Discussion of agriculture has not been prominent at China's "two sessions" this week. The emphases were on raising money for stimulus through bond issues, boosting lending by state banks, stimulating consumption, supporting advanced industries (biological manufacturing, quantum technology, 6G, AI+), addressing local government financial problems, solving the property market crisis, "green development," private enterprises, and higher education.

In his "Minister's Channel" press conference discourse on food security, Minister of Agriculture and Rural Affairs Han Jun reported that China had produced more than 700 million metric tons of grain last year despite drought and typhoons. Minister Han went on to stress the importance of raising yields through science and technology and implementing policies to ensure grain is profitable and prices are reasonable. He noted that grain supply and demand is overall in tight balance, but China has a persisting deficit in feed grains while having achieved self-sufficiency in staple food grains rice and wheat. Han blamed last year's weak demand and big imports for depressed farm prices. He said government departments are intervening in the market by buying up grain for reserves and "adjusting" imports and exports.

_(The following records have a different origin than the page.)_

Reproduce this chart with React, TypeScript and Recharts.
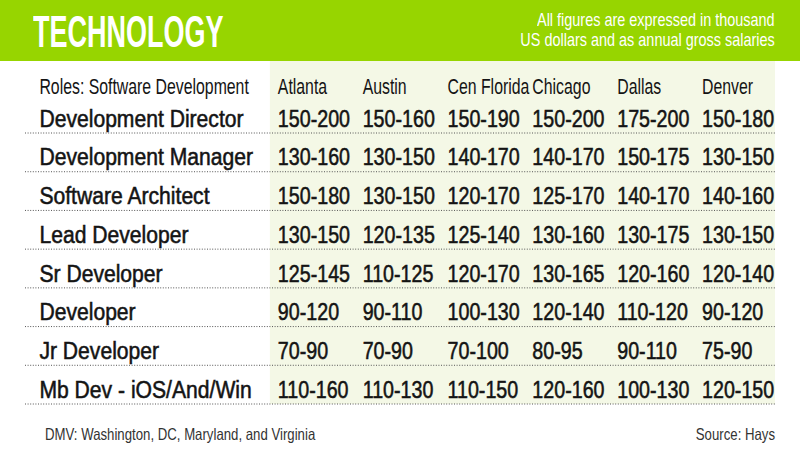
import React from 'react';
import {
  ScatterChart,
  Scatter,
  XAxis,
  YAxis,
  ReferenceArea,
  ReferenceLine,
} from 'recharts';

// table content
const cities = ['Atlanta', 'Austin', 'Cen Florida', 'Chicago', 'Dallas', 'Denver'];
const roles = [
  'Development Director',
  'Development Manager',
  'Software Architect',
  'Lead Developer',
  'Sr Developer',
  'Developer',
  'Jr Developer',
  'Mb Dev - iOS/And/Win',
];
// salary ranges per city, in role order
const atlanta = ['150-200', '130-160', '150-180', '130-150', '125-145', '90-120', '70-90', '110-160'];
const austin = ['150-160', '130-150', '130-150', '120-135', '110-125', '90-110', '70-90', '110-130'];
const cenFlorida = ['150-190', '140-170', '120-170', '125-140', '120-170', '100-130', '70-100', '110-150'];
const chicago = ['150-200', '140-170', '125-170', '130-160', '130-165', '120-140', '80-95', '120-160'];
const dallas = ['175-200', '150-175', '140-170', '130-175', '120-160', '110-120', '90-110', '100-130'];
const denver = ['150-180', '130-150', '140-160', '130-150', '120-140', '90-120', '75-90', '120-150'];

const columns = [atlanta, austin, cenFlorida, chicago, dallas, denver];

const GREEN = '#97d500';
const PANEL = '#f4f8e6';
const INK = '#141414';
const FONT = '"Liberation Sans", Arial, sans-serif';

// layout in table units: x = column index, y = row index
const X_DOMAIN = [-2.98, 5.86];
const Y_DOMAIN = [-1.36, 7.5];
const ROLE_X = -2.81;
const HEADER_Y = -0.72;

const cells = columns.flatMap((col, j) =>
  col.map((v, i) => ({ x: j, y: i, label: v }))
);
const roleCells = roles.map((r, i) => ({ x: ROLE_X, y: i, label: r }));
const headerCells = [
  { x: ROLE_X, y: HEADER_Y, label: 'Roles: Software Development' },
  ...cities.map((c, j) => ({ x: j, y: HEADER_Y, label: c })),
];

function NarrowText({ x, y, text, size, weight = 400, sx = 0.82, anchor = 'start', fill = INK, sw = 0 }: any) {
  return (
    <text
      transform={`translate(${x},${y}) scale(${sx},1)`}
      fontFamily={FONT}
      fontSize={size}
      fontWeight={weight}
      textAnchor={anchor}
      fill={fill}
      stroke={sw ? fill : 'none'}
      strokeWidth={sw}
    >
      {text}
    </text>
  );
}

const valueShape = (p: any) => (
  <NarrowText x={p.cx} y={p.cy + 13} text={p.payload.label} size={24} sx={0.82} sw={0.55} />
);
const roleShape = (p: any) => (
  <NarrowText x={p.cx} y={p.cy + 13} text={p.payload.label} size={24} sx={0.88} sw={0.55} />
);
const headerShape = (p: any) => (
  <NarrowText x={p.cx} y={p.cy + 8} text={p.payload.label} size={22} sx={0.72} />
);

function HtmlText({ left, right, top, size, weight = 400, sx, color, children }: any) {
  return (
    <div
      style={{
        position: 'absolute',
        left,
        right,
        top,
        fontFamily: FONT,
        fontSize: size,
        fontWeight: weight,
        color,
        lineHeight: 1,
        whiteSpace: 'nowrap',
        transform: `scaleX(${sx})`,
        transformOrigin: right !== undefined ? 'right top' : 'left top',
        textAlign: right !== undefined ? 'right' : 'left',
      }}
    >
      {children}
    </div>
  );
}

export default function App() {
  return (
    <div style={{ position: 'relative', width: 800, height: 450, background: '#fff', overflow: 'hidden' }}>
      <style>{'body{margin:0}'}</style>
      <div style={{ position: 'absolute', left: 0, top: 0, width: 800, height: 61, background: GREEN }} />
      <HtmlText left={33} top={9} size={45} weight={700} sx={0.6} color="#fff">TECHNOLOGY</HtmlText>
      <HtmlText right={25} top={10} size={19} sx={0.76} color="#fff">
        All figures are expressed in thousand
      </HtmlText>
      <HtmlText right={25} top={30} size={19} sx={0.76} color="#fff">
        US dollars and as annual gross salaries
      </HtmlText>

      <div style={{ position: 'absolute', left: 0, top: 0 }}>
        <ScatterChart width={800} height={450} margin={{ top: 61, right: 25, bottom: 46, left: 25 }}>
          <XAxis type="number" dataKey="x" domain={X_DOMAIN} allowDataOverflow hide />
          <YAxis type="number" dataKey="y" domain={Y_DOMAIN} allowDataOverflow reversed hide />
          <ReferenceArea x1={-0.094} x2={5.86} y1={-1.36} y2={7.5} fill={PANEL} fillOpacity={1} stroke="none" />
          {roles.map((_, i) => (
            <ReferenceLine key={i} y={i + 0.5} stroke="#555" strokeDasharray="1 1.6" strokeWidth={1} />
          ))}
          <Scatter data={headerCells} shape={headerShape} isAnimationActive={false} />
          <Scatter data={roleCells} shape={roleShape} isAnimationActive={false} />
          <Scatter data={cells} shape={valueShape} isAnimationActive={false} />
        </ScatterChart>
      </div>

      <HtmlText left={45} top={426} size={16.5} sx={0.8} color="#333">
        DMV: Washington, DC, Maryland, and Virginia
      </HtmlText>
      <HtmlText right={25} top={426} size={16.5} sx={0.8} color="#333">
        Source: Hays
      </HtmlText>
    </div>
  );
}
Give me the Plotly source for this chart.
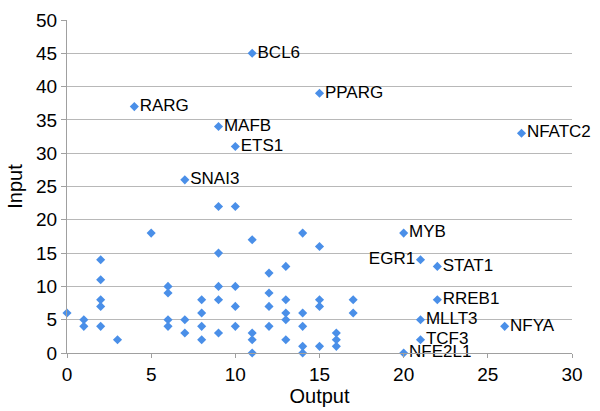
import plotly.graph_objects as go

# Unlabeled points (Output, Input)
out_vals = [0, 1, 1, 2, 2, 2, 2, 2, 3, 5, 6, 6, 6, 6, 7, 7, 8, 8, 8, 8,
            9, 9, 9, 9, 9, 10, 10, 10, 10, 11, 11, 11, 11, 12, 12, 12, 12,
            13, 13, 13, 13, 13, 14, 14, 14, 14, 14, 15, 15, 15, 15, 16, 16, 16, 17, 17]
in_vals = [6, 5, 4, 14, 11, 8, 7, 4, 2, 18, 10, 9, 5, 4, 5, 3, 8, 6, 4, 2,
           22, 15, 10, 8, 3, 22, 10, 7, 4, 17, 3, 2, 0, 12, 9, 7, 4,
           13, 8, 6, 5, 2, 18, 6, 4, 1, 0, 16, 8, 7, 1, 3, 2, 1, 8, 6]

# Labeled genes
genes = ["BCL6", "RARG", "MAFB", "ETS1", "SNAI3", "PPARG", "NFATC2", "MYB",
         "EGR1", "STAT1", "RREB1", "MLLT3", "NFYA", "TCF3", "NFE2L1"]
gene_out = [11, 4, 9, 10, 7, 15, 27, 20, 21, 22, 22, 21, 26, 21, 20]
gene_in = [45, 37, 34, 31, 26, 39, 33, 18, 14, 13, 8, 5, 4, 2, 0]
label_side = ["middle right"] * 8 + ["middle left"] + ["middle right"] * 6

marker_color = "#4a8fe8"
font_family = "Liberation Sans, Arial, Helvetica, sans-serif"

fig = go.Figure()
fig.add_trace(go.Scatter(
    x=out_vals, y=in_vals, mode="markers",
    marker=dict(symbol="diamond", size=7, color=marker_color),
    hoverinfo="skip", showlegend=False, cliponaxis=False))
fig.add_trace(go.Scatter(
    x=gene_out, y=gene_in, mode="markers+text", text=genes,
    textposition=label_side,
    textfont=dict(family=font_family, size=17, color="#000000"),
    marker=dict(symbol="diamond", size=7, color=marker_color),
    hoverinfo="skip", showlegend=False, cliponaxis=False))

fig.update_layout(
    width=600, height=411,
    margin=dict(l=67, r=28, t=20, b=58),
    paper_bgcolor="white", plot_bgcolor="white",
    font=dict(family=font_family, color="#000000"),
    xaxis=dict(range=[0, 30], dtick=5, showgrid=False, zeroline=False,
               showline=True, linecolor="#a0a0a0", linewidth=1,
               ticks="outside", ticklen=4, tickcolor="#a0a0a0",
               tickfont=dict(size=19), automargin=False,
               title=dict(text="Output", font=dict(size=20), standoff=2)),
    yaxis=dict(range=[0, 50], dtick=5, showgrid=True, gridcolor="#b8b8b8",
               gridwidth=1, zeroline=False,
               showline=True, linecolor="#a0a0a0", linewidth=1,
               ticks="outside", ticklen=5, tickcolor="#a0a0a0",
               tickfont=dict(size=19), automargin=False,
               title=dict(text="Input", font=dict(size=20), standoff=8)),
)

fig.write_html("out.html",
               config={"displayModeBar": False, "staticPlot": True},
               post_script="document.body.style.margin='0';document.body.style.overflow='hidden';")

Minister of Agriculture and Rural Affairs Han Jun speaks
at a "2 sessions" press conference
 Source: Farmers Daily.

China Feed Information Net highlighted comments by feed and livestock company executives at the Chinese Peoples Consultative Committee (CPCC). 

Liu Yonghao, founder and CEO of New Hope Group--a leading producer of feed, pigs, poultry, and milk--and Qin Yinglin, CEO of Muyuan Group--China's largest pig-farming company--echoed the science and technology theme. Liu noted the strategic importance of improving China's livestock and poultry breeding system to improve the core competitiveness of the industry and called it "a top issue" for agriculture. Muyuan's Qin cited the importance of promoting intelligent development of the pig farming industry and called for building a scientific breeding system. 

At the National Peoples Congress (NPC) a county-level official from Heilongjiang Province raised concerns about the plight of China's high-end beef cattle industry. He pointed to the weak breeding system and reliance on imports for basic genetic material as problems that need to be addressed to bring down production costs. 

The CEO of a poultry company in Hunan Province cited an apparent contradiction between the detection of chloramphenicol in national food safety testing while he claimed that no chloramphenicol-based veterinary drugs are sold on the market. He claimed that food contaminants are introduced throughout the supply chain, and businesses like his are unfairly hurt by detection of food safety hazards. He called for more clarity of responsibilities, more rigor in sampling of food for testing, and insisted that production enterprises should not be required to prove their innocence.

A village party official in Henan Province told the NPC that policy banks should make more loans to support the agricultural industry, improving connections between banks and industries, streamlining the loan process, and setting quotas to ensure that funds actually flow to agriculture. 

The Party Secretary of China Agricultural University jumped on the theme of improvements in higher education at the CPCC to request "urgent" support for agricultural professors, improvements in the evaluation system for professors, and stable support for young faculty. He recommended collaboration with foreign institutions but also called for Chinese agricultural universities to raise their international profile to create a "Chinese brand" of international cooperation and to promote Chinese-style higher education in agriculture worldwide.

Not to be outdone, a dean from Sichuan University demanded investment to create leading agricultural universities in China's western provinces. He called for constructing major platforms for biological breeding to create self-reliance and self-improvement in the field.